Data section:
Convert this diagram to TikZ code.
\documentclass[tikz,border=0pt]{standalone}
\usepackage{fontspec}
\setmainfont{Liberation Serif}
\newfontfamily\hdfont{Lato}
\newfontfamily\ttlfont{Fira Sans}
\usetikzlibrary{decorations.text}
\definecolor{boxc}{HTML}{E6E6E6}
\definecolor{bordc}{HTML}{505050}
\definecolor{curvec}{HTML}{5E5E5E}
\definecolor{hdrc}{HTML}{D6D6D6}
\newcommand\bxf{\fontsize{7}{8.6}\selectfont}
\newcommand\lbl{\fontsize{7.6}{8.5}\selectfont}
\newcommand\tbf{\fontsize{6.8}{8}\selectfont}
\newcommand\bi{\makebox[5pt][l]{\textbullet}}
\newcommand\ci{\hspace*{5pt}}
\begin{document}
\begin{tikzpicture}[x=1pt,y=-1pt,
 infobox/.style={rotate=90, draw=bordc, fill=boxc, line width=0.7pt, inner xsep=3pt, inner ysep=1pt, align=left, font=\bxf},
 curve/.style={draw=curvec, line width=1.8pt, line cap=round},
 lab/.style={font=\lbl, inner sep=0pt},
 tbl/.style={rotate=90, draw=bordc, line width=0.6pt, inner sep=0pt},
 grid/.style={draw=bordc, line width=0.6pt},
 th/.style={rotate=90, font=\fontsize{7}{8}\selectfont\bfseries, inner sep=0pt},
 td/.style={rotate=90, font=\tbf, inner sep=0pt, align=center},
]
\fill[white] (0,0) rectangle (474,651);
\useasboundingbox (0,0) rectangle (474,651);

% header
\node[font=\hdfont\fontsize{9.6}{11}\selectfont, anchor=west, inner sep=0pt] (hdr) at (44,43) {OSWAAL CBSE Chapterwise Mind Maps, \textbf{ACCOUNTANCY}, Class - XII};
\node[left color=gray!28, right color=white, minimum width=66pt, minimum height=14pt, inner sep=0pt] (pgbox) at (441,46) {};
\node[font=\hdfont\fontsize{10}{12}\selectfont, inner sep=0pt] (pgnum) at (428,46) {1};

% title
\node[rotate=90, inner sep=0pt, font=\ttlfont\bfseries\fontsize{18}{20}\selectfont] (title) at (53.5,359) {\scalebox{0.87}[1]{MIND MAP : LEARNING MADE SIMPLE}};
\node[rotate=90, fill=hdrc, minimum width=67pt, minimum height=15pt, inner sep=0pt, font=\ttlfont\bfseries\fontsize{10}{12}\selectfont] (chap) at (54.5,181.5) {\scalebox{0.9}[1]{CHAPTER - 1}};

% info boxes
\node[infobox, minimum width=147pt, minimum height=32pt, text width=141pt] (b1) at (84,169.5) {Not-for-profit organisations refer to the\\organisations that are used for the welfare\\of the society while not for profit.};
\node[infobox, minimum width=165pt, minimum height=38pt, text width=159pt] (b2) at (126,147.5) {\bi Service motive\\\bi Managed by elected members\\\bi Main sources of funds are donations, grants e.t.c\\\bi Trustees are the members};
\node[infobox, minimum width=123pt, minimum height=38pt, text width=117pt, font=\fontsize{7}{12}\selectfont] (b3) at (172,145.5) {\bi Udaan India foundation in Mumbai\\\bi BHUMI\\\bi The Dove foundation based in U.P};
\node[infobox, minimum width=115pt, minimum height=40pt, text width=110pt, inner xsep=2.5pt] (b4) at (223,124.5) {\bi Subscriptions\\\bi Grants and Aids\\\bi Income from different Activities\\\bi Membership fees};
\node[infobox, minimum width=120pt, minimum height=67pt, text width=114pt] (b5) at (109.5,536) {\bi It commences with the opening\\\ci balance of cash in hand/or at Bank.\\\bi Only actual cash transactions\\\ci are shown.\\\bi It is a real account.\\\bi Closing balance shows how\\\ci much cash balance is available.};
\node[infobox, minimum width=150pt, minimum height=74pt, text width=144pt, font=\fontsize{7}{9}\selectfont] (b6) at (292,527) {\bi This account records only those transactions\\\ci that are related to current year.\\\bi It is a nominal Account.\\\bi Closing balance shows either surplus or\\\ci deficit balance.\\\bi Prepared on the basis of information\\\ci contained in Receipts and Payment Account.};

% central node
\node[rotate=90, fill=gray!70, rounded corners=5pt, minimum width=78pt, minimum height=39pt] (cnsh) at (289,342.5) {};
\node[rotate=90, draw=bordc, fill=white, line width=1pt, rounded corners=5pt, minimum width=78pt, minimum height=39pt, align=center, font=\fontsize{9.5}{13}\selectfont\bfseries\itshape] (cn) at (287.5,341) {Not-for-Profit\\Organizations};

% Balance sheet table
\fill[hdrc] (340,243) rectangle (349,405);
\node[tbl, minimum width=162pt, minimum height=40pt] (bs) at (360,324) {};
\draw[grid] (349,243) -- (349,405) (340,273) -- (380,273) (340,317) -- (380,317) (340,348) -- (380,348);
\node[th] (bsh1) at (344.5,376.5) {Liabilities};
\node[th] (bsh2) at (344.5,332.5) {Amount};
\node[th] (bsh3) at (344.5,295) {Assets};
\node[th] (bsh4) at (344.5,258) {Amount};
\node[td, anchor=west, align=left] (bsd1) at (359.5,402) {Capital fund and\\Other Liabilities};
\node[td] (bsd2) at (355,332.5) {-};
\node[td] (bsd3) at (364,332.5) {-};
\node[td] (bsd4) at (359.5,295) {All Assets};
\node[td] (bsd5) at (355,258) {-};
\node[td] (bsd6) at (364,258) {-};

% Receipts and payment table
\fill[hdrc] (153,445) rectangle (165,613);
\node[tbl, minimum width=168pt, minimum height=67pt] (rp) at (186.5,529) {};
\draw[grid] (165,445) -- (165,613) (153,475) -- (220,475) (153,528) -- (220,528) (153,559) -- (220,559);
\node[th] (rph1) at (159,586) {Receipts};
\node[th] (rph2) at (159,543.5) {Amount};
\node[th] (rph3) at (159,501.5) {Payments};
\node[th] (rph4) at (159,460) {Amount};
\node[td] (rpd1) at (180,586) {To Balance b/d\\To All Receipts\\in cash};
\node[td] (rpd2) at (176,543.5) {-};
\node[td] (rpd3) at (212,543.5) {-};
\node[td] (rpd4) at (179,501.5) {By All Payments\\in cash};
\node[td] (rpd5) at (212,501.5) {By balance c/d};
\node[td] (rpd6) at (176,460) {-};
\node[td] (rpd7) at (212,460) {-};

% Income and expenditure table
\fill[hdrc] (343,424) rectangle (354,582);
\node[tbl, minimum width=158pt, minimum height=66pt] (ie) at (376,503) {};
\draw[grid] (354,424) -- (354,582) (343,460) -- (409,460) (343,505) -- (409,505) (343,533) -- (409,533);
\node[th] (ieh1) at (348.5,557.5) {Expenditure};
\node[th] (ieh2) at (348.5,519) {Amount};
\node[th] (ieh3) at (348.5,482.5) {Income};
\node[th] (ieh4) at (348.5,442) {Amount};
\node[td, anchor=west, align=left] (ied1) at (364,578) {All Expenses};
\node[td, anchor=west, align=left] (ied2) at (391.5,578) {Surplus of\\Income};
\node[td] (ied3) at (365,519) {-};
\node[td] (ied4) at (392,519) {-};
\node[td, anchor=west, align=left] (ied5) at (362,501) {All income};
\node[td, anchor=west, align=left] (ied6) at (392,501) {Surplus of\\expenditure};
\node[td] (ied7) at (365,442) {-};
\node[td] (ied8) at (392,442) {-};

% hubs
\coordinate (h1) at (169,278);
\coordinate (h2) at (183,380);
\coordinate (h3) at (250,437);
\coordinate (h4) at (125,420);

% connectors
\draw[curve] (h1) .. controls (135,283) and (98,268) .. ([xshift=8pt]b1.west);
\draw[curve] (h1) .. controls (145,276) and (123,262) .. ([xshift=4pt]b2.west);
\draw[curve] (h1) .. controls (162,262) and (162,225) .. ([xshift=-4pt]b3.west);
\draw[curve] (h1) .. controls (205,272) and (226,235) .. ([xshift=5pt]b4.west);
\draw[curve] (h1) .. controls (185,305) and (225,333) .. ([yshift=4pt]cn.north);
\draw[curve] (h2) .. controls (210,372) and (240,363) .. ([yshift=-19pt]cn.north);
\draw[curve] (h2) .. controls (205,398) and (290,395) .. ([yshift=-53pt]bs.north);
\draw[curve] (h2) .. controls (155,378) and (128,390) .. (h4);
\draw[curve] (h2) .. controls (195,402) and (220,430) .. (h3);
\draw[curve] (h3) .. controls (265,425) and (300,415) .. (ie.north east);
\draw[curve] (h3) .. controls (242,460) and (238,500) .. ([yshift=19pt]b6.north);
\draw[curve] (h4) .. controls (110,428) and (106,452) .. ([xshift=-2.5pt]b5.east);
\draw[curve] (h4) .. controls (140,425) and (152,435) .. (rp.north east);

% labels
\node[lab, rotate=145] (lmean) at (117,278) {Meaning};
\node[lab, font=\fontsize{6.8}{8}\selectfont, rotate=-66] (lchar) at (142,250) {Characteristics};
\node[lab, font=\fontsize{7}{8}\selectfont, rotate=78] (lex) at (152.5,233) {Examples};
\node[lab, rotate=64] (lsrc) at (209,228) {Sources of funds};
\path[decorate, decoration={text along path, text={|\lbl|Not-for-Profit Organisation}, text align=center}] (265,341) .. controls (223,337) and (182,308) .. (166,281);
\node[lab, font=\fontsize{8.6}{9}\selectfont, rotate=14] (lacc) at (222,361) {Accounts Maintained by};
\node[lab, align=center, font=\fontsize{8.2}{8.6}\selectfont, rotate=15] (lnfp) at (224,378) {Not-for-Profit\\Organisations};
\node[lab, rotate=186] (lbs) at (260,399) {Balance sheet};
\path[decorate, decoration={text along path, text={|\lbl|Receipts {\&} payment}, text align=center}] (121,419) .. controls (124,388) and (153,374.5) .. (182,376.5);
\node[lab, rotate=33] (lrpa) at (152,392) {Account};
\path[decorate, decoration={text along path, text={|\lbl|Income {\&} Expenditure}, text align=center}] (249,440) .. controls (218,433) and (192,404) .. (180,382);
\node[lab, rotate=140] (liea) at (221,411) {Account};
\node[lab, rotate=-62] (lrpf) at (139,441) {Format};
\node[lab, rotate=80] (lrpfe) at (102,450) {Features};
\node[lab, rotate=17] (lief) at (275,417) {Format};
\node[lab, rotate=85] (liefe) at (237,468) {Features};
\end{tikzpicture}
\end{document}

What the exercise asks:
Print, please, the lines above from the very first through the one that holds "inner sep=0pt] (pgnum)", both included, word for word and with nothing else.

Correct answer:
Convert this diagram to TikZ code.
\documentclass[tikz,border=0pt]{standalone}
\usepackage{fontspec}
\setmainfont{Liberation Serif}
\newfontfamily\hdfont{Lato}
\newfontfamily\ttlfont{Fira Sans}
\usetikzlibrary{decorations.text}
\definecolor{boxc}{HTML}{E6E6E6}
\definecolor{bordc}{HTML}{505050}
\definecolor{curvec}{HTML}{5E5E5E}
\definecolor{hdrc}{HTML}{D6D6D6}
\newcommand\bxf{\fontsize{7}{8.6}\selectfont}
\newcommand\lbl{\fontsize{7.6}{8.5}\selectfont}
\newcommand\tbf{\fontsize{6.8}{8}\selectfont}
\newcommand\bi{\makebox[5pt][l]{\textbullet}}
\newcommand\ci{\hspace*{5pt}}
\begin{document}
\begin{tikzpicture}[x=1pt,y=-1pt,
 infobox/.style={rotate=90, draw=bordc, fill=boxc, line width=0.7pt, inner xsep=3pt, inner ysep=1pt, align=left, font=\bxf},
 curve/.style={draw=curvec, line width=1.8pt, line cap=round},
 lab/.style={font=\lbl, inner sep=0pt},
 tbl/.style={rotate=90, draw=bordc, line width=0.6pt, inner sep=0pt},
 grid/.style={draw=bordc, line width=0.6pt},
 th/.style={rotate=90, font=\fontsize{7}{8}\selectfont\bfseries, inner sep=0pt},
 td/.style={rotate=90, font=\tbf, inner sep=0pt, align=center},
]
\fill[white] (0,0) rectangle (474,651);
\useasboundingbox (0,0) rectangle (474,651);

% header
\node[font=\hdfont\fontsize{9.6}{11}\selectfont, anchor=west, inner sep=0pt] (hdr) at (44,43) {OSWAAL CBSE Chapterwise Mind Maps, \textbf{ACCOUNTANCY}, Class - XII};
\node[left color=gray!28, right color=white, minimum width=66pt, minimum height=14pt, inner sep=0pt] (pgbox) at (441,46) {};
\node[font=\hdfont\fontsize{10}{12}\selectfont, inner sep=0pt] (pgnum) at (428,46) {1};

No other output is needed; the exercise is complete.